Set task: Exactly as written, quote every line that follows, skipping the images.

Data rows:
☆ ☆ ☆ ☆ ☆
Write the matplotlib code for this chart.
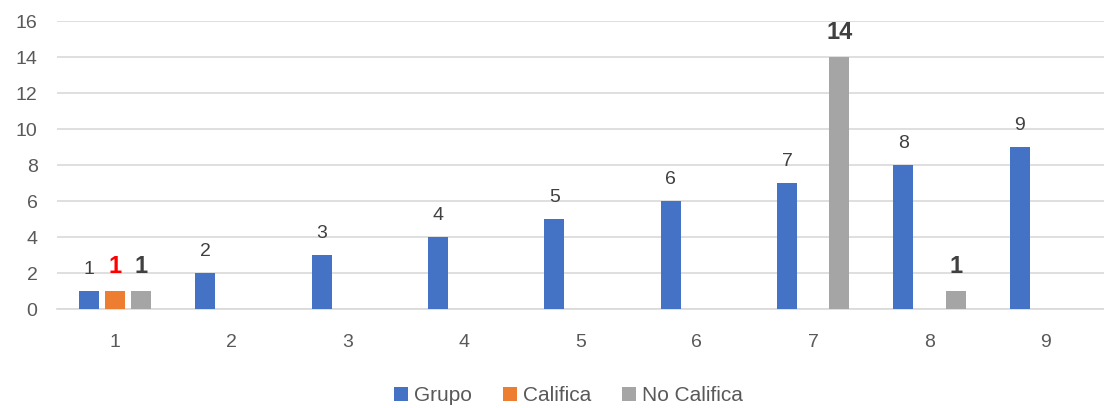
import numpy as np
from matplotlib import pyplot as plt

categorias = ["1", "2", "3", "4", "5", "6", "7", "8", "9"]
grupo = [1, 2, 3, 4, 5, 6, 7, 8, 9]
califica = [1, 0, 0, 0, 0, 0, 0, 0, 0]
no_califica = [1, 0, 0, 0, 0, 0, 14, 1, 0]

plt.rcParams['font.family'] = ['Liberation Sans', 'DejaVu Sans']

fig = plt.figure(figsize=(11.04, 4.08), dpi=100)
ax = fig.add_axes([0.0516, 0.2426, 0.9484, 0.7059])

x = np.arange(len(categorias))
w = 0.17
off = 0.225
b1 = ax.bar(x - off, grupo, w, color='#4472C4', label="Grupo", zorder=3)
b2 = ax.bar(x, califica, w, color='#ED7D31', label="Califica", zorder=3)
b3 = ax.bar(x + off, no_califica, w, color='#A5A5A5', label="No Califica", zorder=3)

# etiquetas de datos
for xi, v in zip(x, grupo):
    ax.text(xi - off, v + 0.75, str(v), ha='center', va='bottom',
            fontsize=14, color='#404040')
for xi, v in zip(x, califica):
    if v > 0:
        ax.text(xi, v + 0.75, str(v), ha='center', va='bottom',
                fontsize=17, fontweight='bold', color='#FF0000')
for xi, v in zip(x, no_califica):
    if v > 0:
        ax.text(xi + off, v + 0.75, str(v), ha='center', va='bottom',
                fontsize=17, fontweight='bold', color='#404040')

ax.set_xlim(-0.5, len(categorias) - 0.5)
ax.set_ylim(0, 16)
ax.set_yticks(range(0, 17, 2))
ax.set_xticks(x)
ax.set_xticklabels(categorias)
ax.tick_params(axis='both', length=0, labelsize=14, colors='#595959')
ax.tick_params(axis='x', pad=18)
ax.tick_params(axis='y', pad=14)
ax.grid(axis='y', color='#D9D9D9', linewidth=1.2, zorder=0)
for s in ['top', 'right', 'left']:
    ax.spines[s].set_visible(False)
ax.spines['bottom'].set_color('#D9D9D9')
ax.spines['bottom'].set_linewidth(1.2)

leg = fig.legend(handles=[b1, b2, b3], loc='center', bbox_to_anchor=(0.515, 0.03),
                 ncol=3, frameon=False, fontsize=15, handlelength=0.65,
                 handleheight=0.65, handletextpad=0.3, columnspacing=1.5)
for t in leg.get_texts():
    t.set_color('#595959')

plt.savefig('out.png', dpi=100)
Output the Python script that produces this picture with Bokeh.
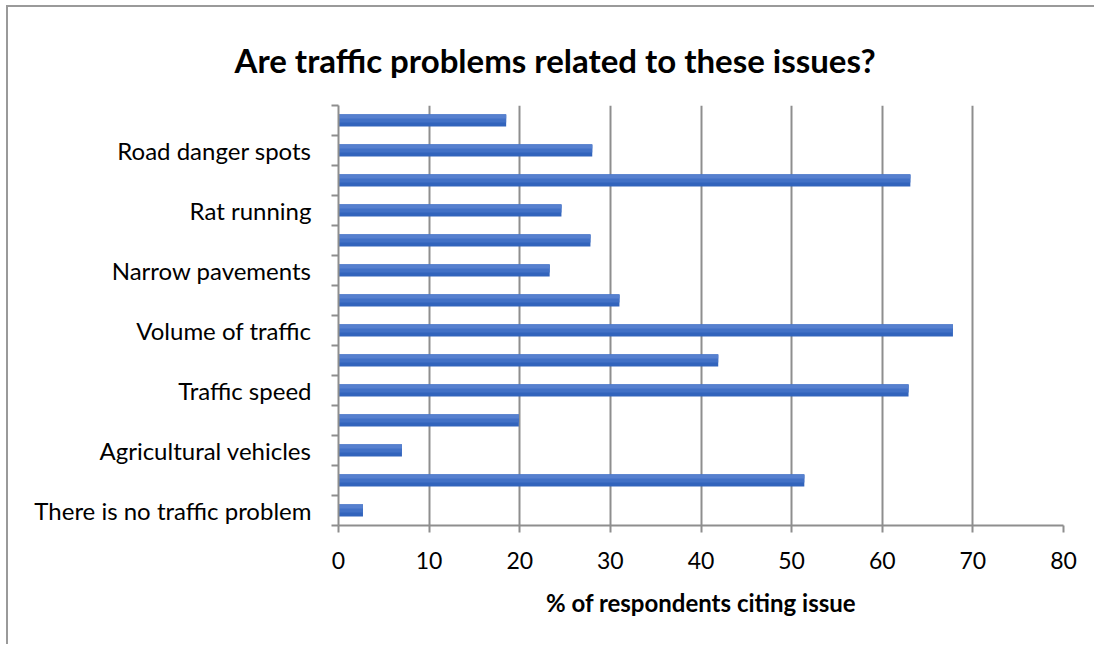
☆ ☆ ☆ ☆ ☆
Output below:
Write the matplotlib code for this chart.
import numpy as np
from matplotlib import pyplot as plt

categorias = ["1", "2", "3", "4", "5", "6", "7", "8", "9"]
grupo = [1, 2, 3, 4, 5, 6, 7, 8, 9]
califica = [1, 0, 0, 0, 0, 0, 0, 0, 0]
no_califica = [1, 0, 0, 0, 0, 0, 14, 1, 0]

plt.rcParams['font.family'] = ['Liberation Sans', 'DejaVu Sans']

fig = plt.figure(figsize=(11.04, 4.08), dpi=100)
ax = fig.add_axes([0.0516, 0.2426, 0.9484, 0.7059])

x = np.arange(len(categorias))
w = 0.17
off = 0.225
b1 = ax.bar(x - off, grupo, w, color='#4472C4', label="Grupo", zorder=3)
b2 = ax.bar(x, califica, w, color='#ED7D31', label="Califica", zorder=3)
b3 = ax.bar(x + off, no_califica, w, color='#A5A5A5', label="No Califica", zorder=3)

# etiquetas de datos
for xi, v in zip(x, grupo):
    ax.text(xi - off, v + 0.75, str(v), ha='center', va='bottom',
            fontsize=14, color='#404040')
for xi, v in zip(x, califica):
    if v > 0:
        ax.text(xi, v + 0.75, str(v), ha='center', va='bottom',
                fontsize=17, fontweight='bold', color='#FF0000')
for xi, v in zip(x, no_califica):
    if v > 0:
        ax.text(xi + off, v + 0.75, str(v), ha='center', va='bottom',
                fontsize=17, fontweight='bold', color='#404040')

ax.set_xlim(-0.5, len(categorias) - 0.5)
ax.set_ylim(0, 16)
ax.set_yticks(range(0, 17, 2))
ax.set_xticks(x)
ax.set_xticklabels(categorias)
ax.tick_params(axis='both', length=0, labelsize=14, colors='#595959')
ax.tick_params(axis='x', pad=18)
ax.tick_params(axis='y', pad=14)
ax.grid(axis='y', color='#D9D9D9', linewidth=1.2, zorder=0)
for s in ['top', 'right', 'left']:
    ax.spines[s].set_visible(False)
ax.spines['bottom'].set_color('#D9D9D9')
ax.spines['bottom'].set_linewidth(1.2)

leg = fig.legend(handles=[b1, b2, b3], loc='center', bbox_to_anchor=(0.515, 0.03),
                 ncol=3, frameon=False, fontsize=15, handlelength=0.65,
                 handleheight=0.65, handletextpad=0.3, columnspacing=1.5)
for t in leg.get_texts():
    t.set_color('#595959')

plt.savefig('out.png', dpi=100)
Output the Python script that produces this picture with Bokeh.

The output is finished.